Day Three: Blue Grotto + Paceville
So, now that we’re finally settled, it’s time to recap days three and four in Malta. Wednesday was a visit to the beautiful Blue Grotto in the morning, a place that came highly recommended by my grandmother and my late grandfather, followed by an evening of family fun, and a night out in Paceville (pronounced Pah-tchay-ville).
Wednesday’s weather made for a perfect sightseeing day. Though a ferry to the Blue Grotto wasn’t really on the agenda due to the blustery weather, we had an amazing view and got some great shots of the water from above. The area is an absolute stunner; a must for anyone visiting the island. If you’re able to make the journey through the grotto by boat, take the opportunity as it’s weather dependent. You can see the blue waters from above, but even the dramatic landscape is enough to make your jaw drop. The erosion created a really interested elephant trunk-looking formation, perfect for boats to weave their way through.
After our visit to the Blue Grotto, we visited ancient temples on the island that date back 3500 years.
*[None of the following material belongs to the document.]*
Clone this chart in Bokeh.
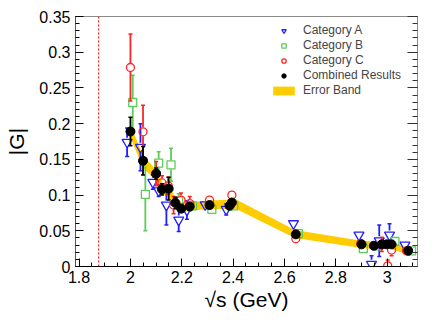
import numpy as np
from bokeh.plotting import figure
from bokeh.models import (Legend, LegendItem, LinearAxis, FixedTicker, Span, Range1d,
                          CustomJSTickFormatter)
from bokeh.embed import file_html
from bokeh.resources import INLINE

FONT = "Liberation Sans"

# ---------------- data ----------------
threshold = 1.876  # 2 * m_p

a_x = [1.987, 2.039, 2.087, 2.110, 2.140, 2.188, 2.220, 2.291, 2.373, 2.635,
       2.890, 2.939, 2.969, 3.009, 3.069]
a_y = [0.174, 0.167, 0.118, 0.106, 0.086, 0.065, 0.079, 0.0865, 0.080, 0.060,
       0.044, 0.003, 0.036, 0.044, 0.030]
a_err = [0.020, 0.033, 0.010, 0.008, 0.028, 0.016, 0.013, 0.006, 0.008, 0.005,
         0.004, 0.012, 0.022, 0.016, 0.004]

b_x = [2.009, 2.058, 2.110, 2.158, 2.188, 2.242, 2.317, 2.402, 2.654,
       2.907, 2.965, 3.030, 3.095]
b_y = [0.2296, 0.101, 0.1447, 0.1424, 0.092, 0.085, 0.080, 0.085, 0.046,
       0.025, 0.029, 0.035, 0.022]
b_err = [0.038, 0.051, 0.016, 0.023, 0.010, 0.006, 0.006, 0.005, 0.004,
         0.004, 0.005, 0.005, 0.004]

c_x = [2.000, 2.049, 2.100, 2.123, 2.147, 2.168, 2.197, 2.231, 2.308, 2.395,
       2.644, 2.897, 2.979, 3.002, 3.017, 3.075]
c_y = [0.2786, 0.1886, 0.130, 0.117, 0.113, 0.086, 0.093, 0.088, 0.093, 0.0999,
       0.039, 0.032, 0.031, 0.001, 0.023, 0.022]
c_err = [0.047, 0.037, 0.017, 0.010, 0.012, 0.012, 0.010, 0.010, 0.006, 0.006,
         0.005, 0.005, 0.010, 0.008, 0.008, 0.004]

comb_x = [2.000, 2.049, 2.100, 2.123, 2.149, 2.175, 2.198, 2.231, 2.308, 2.386,
          2.395, 2.644, 2.900, 2.948, 2.979, 2.998, 3.017, 3.082]
comb_y = [0.189, 0.148, 0.130, 0.108, 0.109, 0.089, 0.081, 0.084, 0.086, 0.085,
          0.0896, 0.045, 0.031, 0.029, 0.031, 0.031, 0.031, 0.022]
comb_err = [0.020, 0.020, 0.008, 0.008, 0.016, 0.008, 0.006, 0.006, 0.005, 0.005,
            0.005, 0.004, 0.004, 0.006, 0.005, 0.005, 0.005, 0.004]

band_x = [2.0, 2.05, 2.1, 2.125, 2.15, 2.175, 2.2, 2.23, 2.3, 2.41, 2.64,
          2.9, 2.95, 3.0, 3.08]
band_hi = [0.198, 0.155, 0.135, 0.117, 0.114, 0.096, 0.089, 0.090, 0.092, 0.094,
           0.051, 0.036, 0.035, 0.037, 0.026]
band_lo = [0.180, 0.138, 0.120, 0.101, 0.097, 0.082, 0.076, 0.078, 0.080, 0.081,
           0.040, 0.026, 0.024, 0.026, 0.017]

xtick_vals = [1.8, 2.0, 2.2, 2.4, 2.6, 2.8, 3.0]
xtick_labels = ["1.8", "2", "2.2", "2.4", "2.6", "2.8", "3"]
ytick_vals = [0.0, 0.05, 0.1, 0.15, 0.2, 0.25, 0.3, 0.35]
ytick_labels = ["0", "0.05", "0.1", "0.15", "0.2", "0.25", "0.3", "0.35"]

labels = ["Category A", "Category B", "Category C", "Combined Results", "Error Band"]
x_title = "\u221as (GeV)"
y_title = "|G|"

# ---------------- figure ----------------
p = figure(width=441, height=320, output_backend="svg", toolbar_location=None,
           x_range=Range1d(1.786, 3.118), y_range=Range1d(0, 0.35),
           min_border_left=75, min_border_right=24, min_border_top=16,
           min_border_bottom=54)
p.background_fill_color = "white"
p.border_fill_color = "white"
p.outline_line_color = "#8a8a8a"
p.xgrid.visible = False
p.ygrid.visible = False

xminor = list(np.round(np.arange(1.75, 3.15, 0.05), 3))
yminor = list(np.round(np.arange(0, 0.351, 0.01), 3))
xticker = FixedTicker(ticks=xtick_vals, minor_ticks=xminor)
yticker = FixedTicker(ticks=ytick_vals, minor_ticks=yminor)

xa = p.xaxis[0]
xa.ticker = xticker
xa.major_label_overrides = dict(zip(xtick_vals, xtick_labels))
ya = p.yaxis[0]
ya.ticker = yticker
ya.major_label_overrides = dict(zip(ytick_vals, ytick_labels))

for ax in (xa, ya):
    ax.major_tick_in = 8
    ax.major_tick_out = 0
    ax.minor_tick_in = 4
    ax.minor_tick_out = 0
    ax.major_label_text_font = FONT
    ax.major_label_text_font_size = "16px"
    ax.major_label_text_color = "black"
    ax.major_tick_line_color = "black"
    ax.minor_tick_line_color = "black"
    ax.axis_label_text_font = FONT
    ax.axis_label_text_font_size = "21px"
    ax.axis_label_text_font_style = "normal"
    ax.axis_label_text_color = "black"
xa.axis_line_color = "black"
ya.axis_line_color = "#555555"
xa.major_label_standoff = 4
ya.major_label_standoff = 5
xa.axis_label = x_title
ya.axis_label = y_title
xa.axis_label_standoff = 2
ya.axis_label_standoff = 8

ra = LinearAxis(ticker=yticker, formatter=CustomJSTickFormatter(code="return ''"),
                major_tick_in=10, major_tick_out=0, minor_tick_in=5, minor_tick_out=0,
                axis_line_color="#8a8a8a", major_tick_line_color="#333333",
                minor_tick_line_color="#333333", major_label_standoff=0)
p.add_layout(ra, "right")

# threshold line
p.add_layout(Span(location=threshold, dimension="height", line_color="#ff2020",
                  line_dash="2 2", line_width=1.3))

# error band
band = p.varea(x=band_x, y1=band_lo, y2=band_hi, fill_color="#ffcc00")

GAP = 4.5 * 0.35 / 250.0  # marker radius in data units


def errbars(xs, ys, es, color, lw=1.8):
    xs = np.array(xs); ys = np.array(ys); es = np.array(es)
    m = es > GAP
    p.segment(x0=xs[m], y0=ys[m] + GAP, x1=xs[m], y1=ys[m] + es[m],
              line_color=color, line_width=lw)
    p.segment(x0=xs[m], y0=ys[m] - GAP, x1=xs[m], y1=ys[m] - es[m],
              line_color=color, line_width=lw)
    p.scatter(x=np.concatenate([xs[m], xs[m]]),
              y=np.concatenate([ys[m] + es[m], ys[m] - es[m]]),
              marker="dash", size=4, line_color=color, line_width=1.5)


BLUE = "#2020ff"
GREEN = "#5ccc5c"
RED = "#ff2424"

errbars(a_x, a_y, a_err, BLUE)
rA = p.scatter(x=a_x, y=a_y, marker="inverted_triangle", size=10,
               fill_color=None, line_color=BLUE, line_width=1.3)
errbars(b_x, b_y, b_err, GREEN)
rB = p.scatter(x=b_x, y=b_y, marker="square", size=8,
               fill_color=None, line_color=GREEN, line_width=1.3)
errbars(c_x, c_y, c_err, RED)
rC = p.scatter(x=c_x, y=c_y, marker="circle", size=8,
               fill_color=None, line_color=RED, line_width=1.3)
errbars(comb_x, comb_y, comb_err, "black")
rD = p.scatter(x=comb_x, y=comb_y, marker="circle", size=9,
               fill_color="black", line_color="black")

legend = Legend(items=[LegendItem(label=labels[0], renderers=[rA]),
                       LegendItem(label=labels[1], renderers=[rB]),
                       LegendItem(label=labels[2], renderers=[rC]),
                       LegendItem(label=labels[3], renderers=[rD]),
                       LegendItem(label=labels[4], renderers=[band])],
                location=(195, 169), padding=0, margin=0, spacing=1,
                glyph_width=27, glyph_height=11, label_standoff=6,
                label_text_font=FONT, label_text_font_size="12px",
                border_line_alpha=0, background_fill_alpha=0)
p.add_layout(legend)

open("out.html", "w").write(file_html(p, INLINE))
From the site, we were able to glimpse the tiny islet of Filfla. You can see it in the background of the image below, a tiny uninhabited island that makes up part of the Maltese archipelago. While there are five (some say six) islands that make up the island chain, Malta and Gozo are the primary islands, with Comino being a stop for some travelers as well.
After a great evening with family, we headed out to experiencing Maltese nightlife in Paceville. Located slightly west of St. Julian’s, the Paceville area is the veritable nightlife hub for locals and tourists alike with bars, restaurants, pubs and clubs lining the main drags. It was one of our later evenings out on the island but it gave us fun insight into Maltese living and local hotspots being able to visit with family.
Day Four: Valletta, Malta
We made our way to the Maltese capital of Valletta on our fourth day, and it definitely ties with Mdina for being the most charming city in Malta. It’s much busier and feels more built up than Mdina, but the quintessential Mediterranean charm is there. Like much of the island, the buildings are sun-bleached limestone with a weathered feel that is more charming than dilapidated. The area is home to loads of cute cafes and eateries, plus stunning views of the sea from elevated points. Visitors to the area could easily spend a day meandering the cobblestone streets, visiting historical sites and taking in the sea views at a leisurely pace.
Have you been to Malta? Which areas stood out to you the most?